◆ What you will do
Give again, word for word, the lines below that run from the line with "Emit a Python" through the line with "ax.plot(xs, k *". Drop the pictures.

◆ Information provided

═══

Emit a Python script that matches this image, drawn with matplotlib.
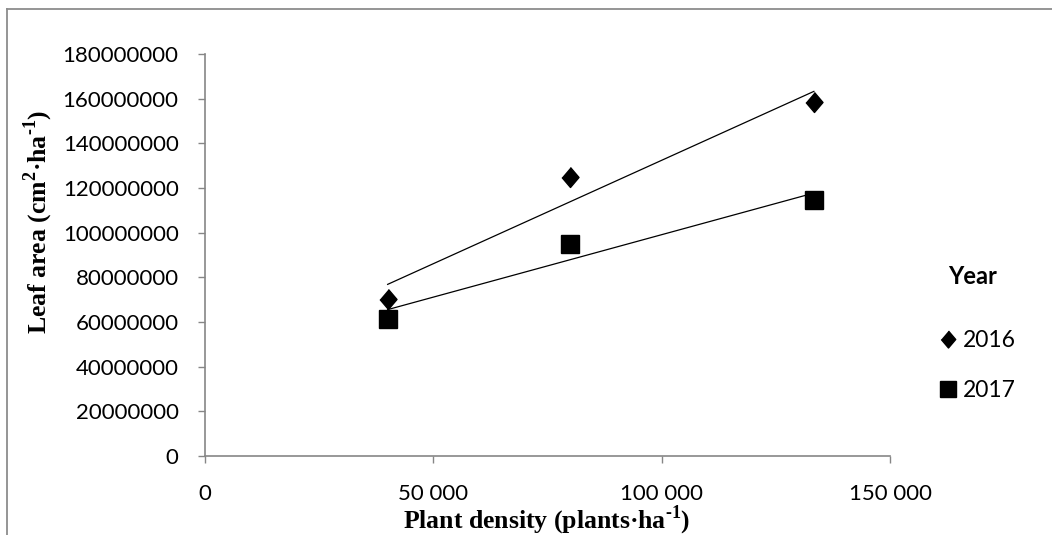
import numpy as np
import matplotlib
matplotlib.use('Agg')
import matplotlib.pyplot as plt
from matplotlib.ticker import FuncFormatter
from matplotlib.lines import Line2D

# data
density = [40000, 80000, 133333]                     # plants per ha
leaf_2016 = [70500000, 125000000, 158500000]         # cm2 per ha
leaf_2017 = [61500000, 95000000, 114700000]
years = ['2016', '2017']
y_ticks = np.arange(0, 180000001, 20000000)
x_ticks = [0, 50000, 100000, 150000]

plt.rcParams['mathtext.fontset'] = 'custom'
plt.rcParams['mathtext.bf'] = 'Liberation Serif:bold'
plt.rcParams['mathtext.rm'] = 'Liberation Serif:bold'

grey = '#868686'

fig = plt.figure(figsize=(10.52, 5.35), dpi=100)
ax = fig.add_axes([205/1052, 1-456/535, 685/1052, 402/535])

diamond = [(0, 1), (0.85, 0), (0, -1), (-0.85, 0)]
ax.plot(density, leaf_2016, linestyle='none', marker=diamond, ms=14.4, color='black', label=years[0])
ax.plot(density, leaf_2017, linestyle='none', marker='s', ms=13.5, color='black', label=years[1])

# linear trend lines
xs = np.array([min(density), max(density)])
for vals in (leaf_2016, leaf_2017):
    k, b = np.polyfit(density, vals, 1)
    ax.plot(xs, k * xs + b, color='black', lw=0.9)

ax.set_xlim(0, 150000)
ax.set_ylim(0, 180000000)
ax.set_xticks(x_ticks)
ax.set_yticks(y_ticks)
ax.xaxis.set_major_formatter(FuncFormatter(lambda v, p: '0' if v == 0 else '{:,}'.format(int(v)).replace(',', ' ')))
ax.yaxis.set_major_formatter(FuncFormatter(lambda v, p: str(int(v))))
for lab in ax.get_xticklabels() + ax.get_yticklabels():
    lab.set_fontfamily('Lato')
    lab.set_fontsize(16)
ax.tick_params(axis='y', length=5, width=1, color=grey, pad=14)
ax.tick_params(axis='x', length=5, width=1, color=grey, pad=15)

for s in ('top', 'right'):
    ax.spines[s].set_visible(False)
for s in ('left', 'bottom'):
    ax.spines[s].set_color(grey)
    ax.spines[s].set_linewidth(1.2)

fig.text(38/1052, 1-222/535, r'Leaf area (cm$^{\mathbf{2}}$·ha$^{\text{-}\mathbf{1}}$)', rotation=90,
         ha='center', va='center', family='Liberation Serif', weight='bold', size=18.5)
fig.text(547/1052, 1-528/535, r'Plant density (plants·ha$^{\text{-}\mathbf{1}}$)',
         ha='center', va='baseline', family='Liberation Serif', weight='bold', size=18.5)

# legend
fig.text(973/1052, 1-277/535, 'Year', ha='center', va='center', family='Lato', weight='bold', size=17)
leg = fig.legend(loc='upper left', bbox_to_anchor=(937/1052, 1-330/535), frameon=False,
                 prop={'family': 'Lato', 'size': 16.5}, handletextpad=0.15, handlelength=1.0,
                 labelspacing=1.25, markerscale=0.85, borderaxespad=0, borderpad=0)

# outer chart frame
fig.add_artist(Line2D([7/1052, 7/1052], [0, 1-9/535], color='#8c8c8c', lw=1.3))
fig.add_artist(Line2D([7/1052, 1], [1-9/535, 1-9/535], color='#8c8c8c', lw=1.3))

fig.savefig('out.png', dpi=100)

═══

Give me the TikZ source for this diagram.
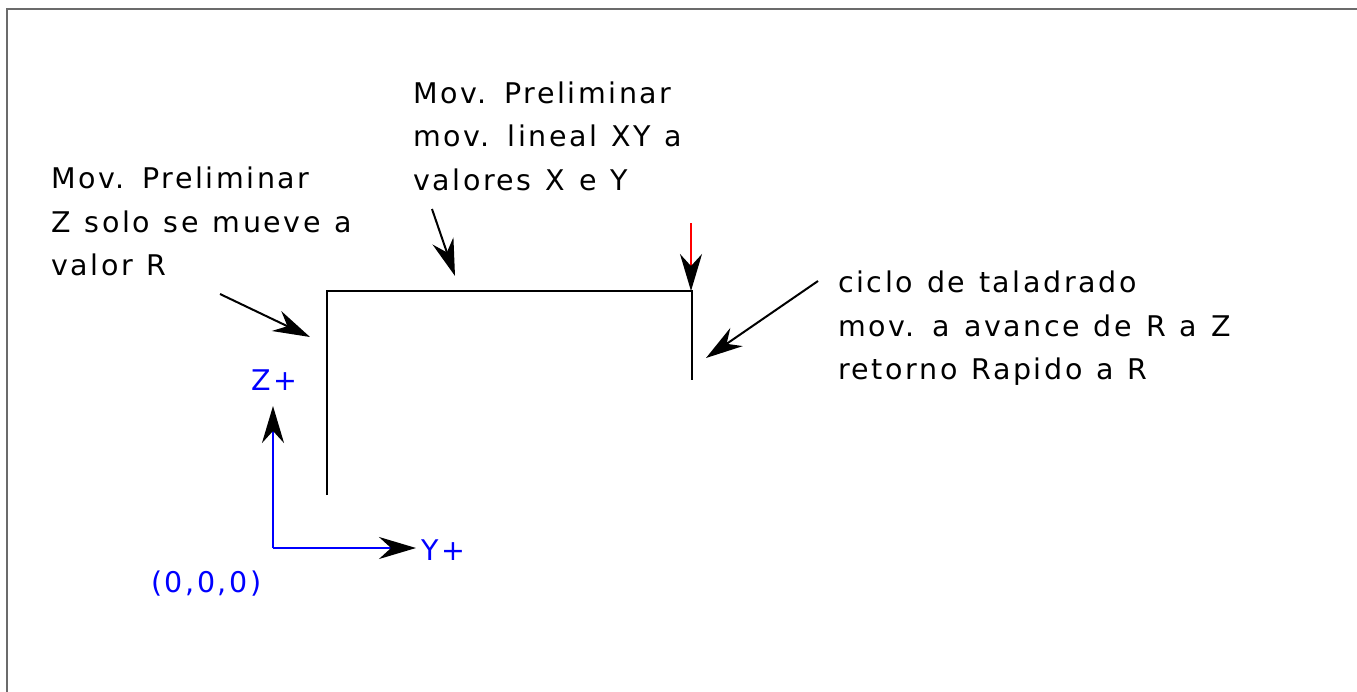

═══

◆ The result
Emit a Python script that matches this image, drawn with matplotlib.
import numpy as np
import matplotlib
matplotlib.use('Agg')
import matplotlib.pyplot as plt
from matplotlib.ticker import FuncFormatter
from matplotlib.lines import Line2D

# data
density = [40000, 80000, 133333]                     # plants per ha
leaf_2016 = [70500000, 125000000, 158500000]         # cm2 per ha
leaf_2017 = [61500000, 95000000, 114700000]
years = ['2016', '2017']
y_ticks = np.arange(0, 180000001, 20000000)
x_ticks = [0, 50000, 100000, 150000]

plt.rcParams['mathtext.fontset'] = 'custom'
plt.rcParams['mathtext.bf'] = 'Liberation Serif:bold'
plt.rcParams['mathtext.rm'] = 'Liberation Serif:bold'

grey = '#868686'

fig = plt.figure(figsize=(10.52, 5.35), dpi=100)
ax = fig.add_axes([205/1052, 1-456/535, 685/1052, 402/535])

diamond = [(0, 1), (0.85, 0), (0, -1), (-0.85, 0)]
ax.plot(density, leaf_2016, linestyle='none', marker=diamond, ms=14.4, color='black', label=years[0])
ax.plot(density, leaf_2017, linestyle='none', marker='s', ms=13.5, color='black', label=years[1])

# linear trend lines
xs = np.array([min(density), max(density)])
for vals in (leaf_2016, leaf_2017):
    k, b = np.polyfit(density, vals, 1)
    ax.plot(xs, k * xs + b, color='black', lw=0.9)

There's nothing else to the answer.